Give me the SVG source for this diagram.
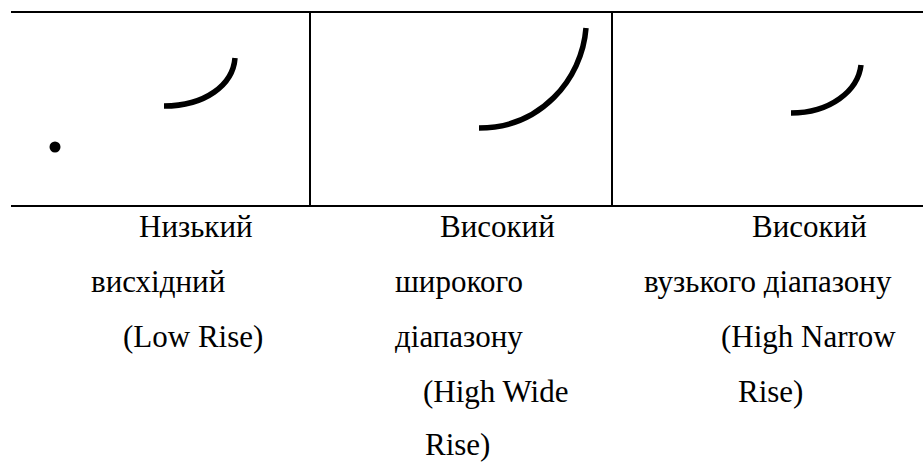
<svg xmlns="http://www.w3.org/2000/svg" width="923" height="462" viewBox="0 0 923 462">
<style>
.grid{stroke:#000;stroke-width:2;fill:none}
.curve{stroke:#000;stroke-width:5.5;fill:none;stroke-linecap:butt}
</style>
<rect width="923" height="462" fill="#fff"/>
<g id="table">
<line class="grid" x1="11" y1="12" x2="923" y2="12"/>
<line class="grid" x1="11" y1="206" x2="923" y2="206"/>
<line class="grid" x1="310" y1="12" x2="310" y2="206"/>
<line class="grid" x1="612" y1="12" x2="612" y2="206"/>
</g>
<g font-family="'Liberation Serif', 'DejaVu Serif', serif" font-size="31" fill="#000">
<g id="low-rise">
<circle cx="55" cy="147" r="5.5" fill="#000"/>
<path class="curve" d="M164,106 C205,106 233,85 235,58"/>
<text x="139" y="237">Низький</text>
<text x="91" y="292">висхідний</text>
<text x="123" y="346.5">(Low Rise)</text>
</g>
<g id="high-wide-rise">
<path class="curve" d="M479,128 C540,128 582,80 586,28"/>
<text x="440" y="237">Високий</text>
<text x="395" y="292">широкого</text>
<text x="395" y="346.5">діапазону</text>
<text x="423" y="402">(High Wide</text>
<text x="425" y="455">Rise)</text>
</g>
<g id="high-narrow-rise">
<path class="curve" d="M791,113 C830,113 858,91 861,65"/>
<text x="752" y="237">Високий</text>
<text x="644" y="292">вузького діапазону</text>
<text x="721" y="346.5">(High Narrow</text>
<text x="738" y="402">Rise)</text>
</g>
</g>
</svg>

What to do
Output the data above without changes, apart from leaving out the pictures.

Answer for this exercise
Give me the SVG source for this diagram.
<svg xmlns="http://www.w3.org/2000/svg" width="923" height="462" viewBox="0 0 923 462">
<style>
.grid{stroke:#000;stroke-width:2;fill:none}
.curve{stroke:#000;stroke-width:5.5;fill:none;stroke-linecap:butt}
</style>
<rect width="923" height="462" fill="#fff"/>
<g id="table">
<line class="grid" x1="11" y1="12" x2="923" y2="12"/>
<line class="grid" x1="11" y1="206" x2="923" y2="206"/>
<line class="grid" x1="310" y1="12" x2="310" y2="206"/>
<line class="grid" x1="612" y1="12" x2="612" y2="206"/>
</g>
<g font-family="'Liberation Serif', 'DejaVu Serif', serif" font-size="31" fill="#000">
<g id="low-rise">
<circle cx="55" cy="147" r="5.5" fill="#000"/>
<path class="curve" d="M164,106 C205,106 233,85 235,58"/>
<text x="139" y="237">Низький</text>
<text x="91" y="292">висхідний</text>
<text x="123" y="346.5">(Low Rise)</text>
</g>
<g id="high-wide-rise">
<path class="curve" d="M479,128 C540,128 582,80 586,28"/>
<text x="440" y="237">Високий</text>
<text x="395" y="292">широкого</text>
<text x="395" y="346.5">діапазону</text>
<text x="423" y="402">(High Wide</text>
<text x="425" y="455">Rise)</text>
</g>
<g id="high-narrow-rise">
<path class="curve" d="M791,113 C830,113 858,91 861,65"/>
<text x="752" y="237">Високий</text>
<text x="644" y="292">вузького діапазону</text>
<text x="721" y="346.5">(High Narrow</text>
<text x="738" y="402">Rise)</text>
</g>
</g>
</svg>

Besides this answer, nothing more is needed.